Mr. Tamrat – often criticized as too close to senior officials, despite routinely publishing editorials criticizing the ruling party – thinks the directive stems from government "concern about the conduct and activities of certain publications."
Regardless of the risks, Fiteh plans to keep advocating for "liberal democracy," continuing Eskinder's campaign and activities that Senator Leahy describes as "fundamental to any free press."
Still, the government has its own vision for Ethiopia's media.
Much as some tenets of market economics are discarded by Meles's Revolutionary Democrats as part of an ideology of bubble-building hyper-capitalism, the idea of a free press holding power to account is rejected as fraudulent.

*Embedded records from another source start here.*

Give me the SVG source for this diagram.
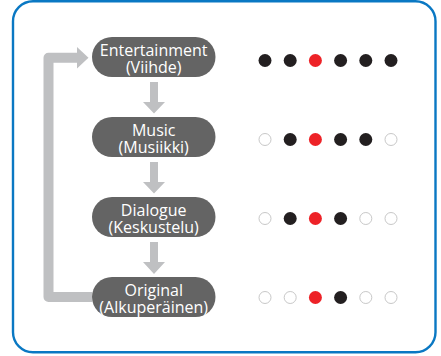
<svg xmlns="http://www.w3.org/2000/svg" width="441" height="356" viewBox="0 0 441 356">
<style>
.node rect{fill:#646464}
.node text{fill:#ffffff;font-family:"Open Sans","Noto Sans",sans-serif;font-size:16px;text-anchor:middle}
.conn{fill:#bfc0c2}
.b{fill:#231f20}
.r{fill:#ed2227}
.o{fill:#ffffff;stroke:#c8c8c8;stroke-width:1}
</style>
<rect x="13" y="1.2" width="422.5" height="351" rx="20" fill="#ffffff" stroke="#0a78c3" stroke-width="2.4"/>
<g id="connectors">
<path d="M92 297 H48.5 V57.8 H78" fill="none" stroke="#bfc0c2" stroke-width="10" stroke-linejoin="round"/>
<polygon class="conn" points="77,47 88.5,57.8 77,68.6"/>
<path class="conn" d="M150 82 H158 V102 H165 L154 113.5 L143 102 H150 Z"/>
<path class="conn" d="M150 162 H158 V182 H165 L154 193.5 L143 182 H150 Z"/>
<path class="conn" d="M150 242 H158 V262 H165 L154 274 L143 262 H150 Z"/>
</g>
<g id="node-entertainment" class="node">
<rect x="92" y="37" width="123.5" height="40" rx="20"/>
<text x="153.7" y="55.8">Entertainment<tspan x="153.7" dy="16.8">(Viihde)</tspan></text>
</g>
<g id="node-music" class="node">
<rect x="92" y="117" width="123.5" height="40" rx="20"/>
<text x="153.7" y="135.8">Music<tspan x="153.7" dy="16.8">(Musiikki)</tspan></text>
</g>
<g id="node-dialogue" class="node">
<rect x="92" y="197" width="123.5" height="40" rx="20"/>
<text x="153.7" y="215.8">Dialogue<tspan x="153.7" dy="16.8">(Keskustelu)</tspan></text>
</g>
<g id="node-original" class="node">
<rect x="92" y="277" width="123.5" height="40" rx="20"/>
<text x="153.7" y="295.8">Original<tspan x="153.7" dy="16.8">(Alkuperäinen)</tspan></text>
</g>
<g id="dots-1">
<circle class="b" cx="265" cy="60.5" r="6.5"/>
<circle class="b" cx="290.2" cy="60.5" r="6.5"/>
<circle class="r" cx="315.4" cy="60.5" r="6.5"/>
<circle class="b" cx="340.6" cy="60.5" r="6.5"/>
<circle class="b" cx="365.8" cy="60.5" r="6.5"/>
<circle class="b" cx="391" cy="60.5" r="6.5"/>
</g>
<g id="dots-2">
<circle class="o" cx="265" cy="139.5" r="6"/>
<circle class="b" cx="290.2" cy="139.5" r="6.5"/>
<circle class="r" cx="315.4" cy="139.5" r="6.5"/>
<circle class="b" cx="340.6" cy="139.5" r="6.5"/>
<circle class="b" cx="365.8" cy="139.5" r="6.5"/>
<circle class="o" cx="391" cy="139.5" r="6"/>
</g>
<g id="dots-3">
<circle class="o" cx="265" cy="218.5" r="6"/>
<circle class="b" cx="290.2" cy="218.5" r="6.5"/>
<circle class="r" cx="315.4" cy="218.5" r="6.5"/>
<circle class="b" cx="340.6" cy="218.5" r="6.5"/>
<circle class="o" cx="365.8" cy="218.5" r="6"/>
<circle class="o" cx="391" cy="218.5" r="6"/>
</g>
<g id="dots-4">
<circle class="o" cx="265" cy="297.5" r="6"/>
<circle class="o" cx="290.2" cy="297.5" r="6"/>
<circle class="r" cx="315.4" cy="297.5" r="6.5"/>
<circle class="b" cx="340.6" cy="297.5" r="6.5"/>
<circle class="o" cx="365.8" cy="297.5" r="6"/>
<circle class="o" cx="391" cy="297.5" r="6"/>
</g>
</svg>
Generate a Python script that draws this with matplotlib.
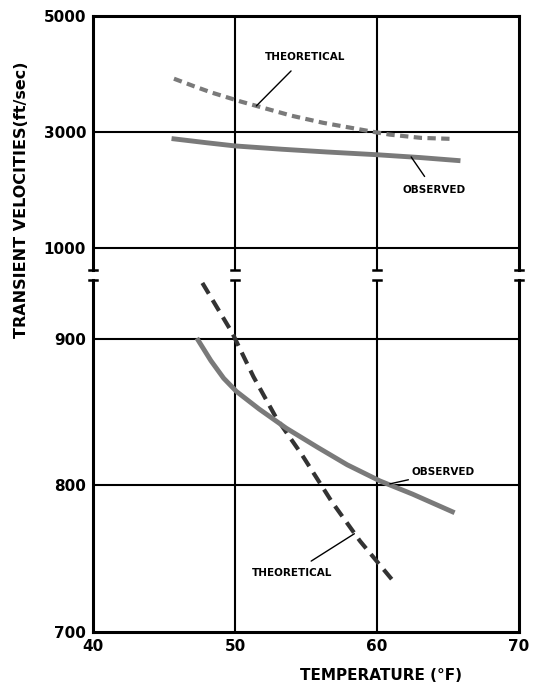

The West's "neo-liberal" media, for all its professed freedom, does little investigative journalism, but rather is obsessed with celebrity gossip and beholden to "big business," Mr. Bereket says. This is why toxic mortgages sold in 2002 went unreported until they contributed to the financial crash six years later, or the US government's claims about Iraq's arsenal of weapons of mass destruction were uncritically relayed, he argues. "I don't see the media serving the public interest," Bereket says. "I don't think that type of media will help the developing world."
He would prefer to see Ethiopia's press provide "objective information" to assist the majority of Ethiopians in "their daily struggle to improve their economic and political lives." Newspapers should help a diverse nation "enjoy dialogue, compromise, and accommodation, instead of confrontational politics," he says.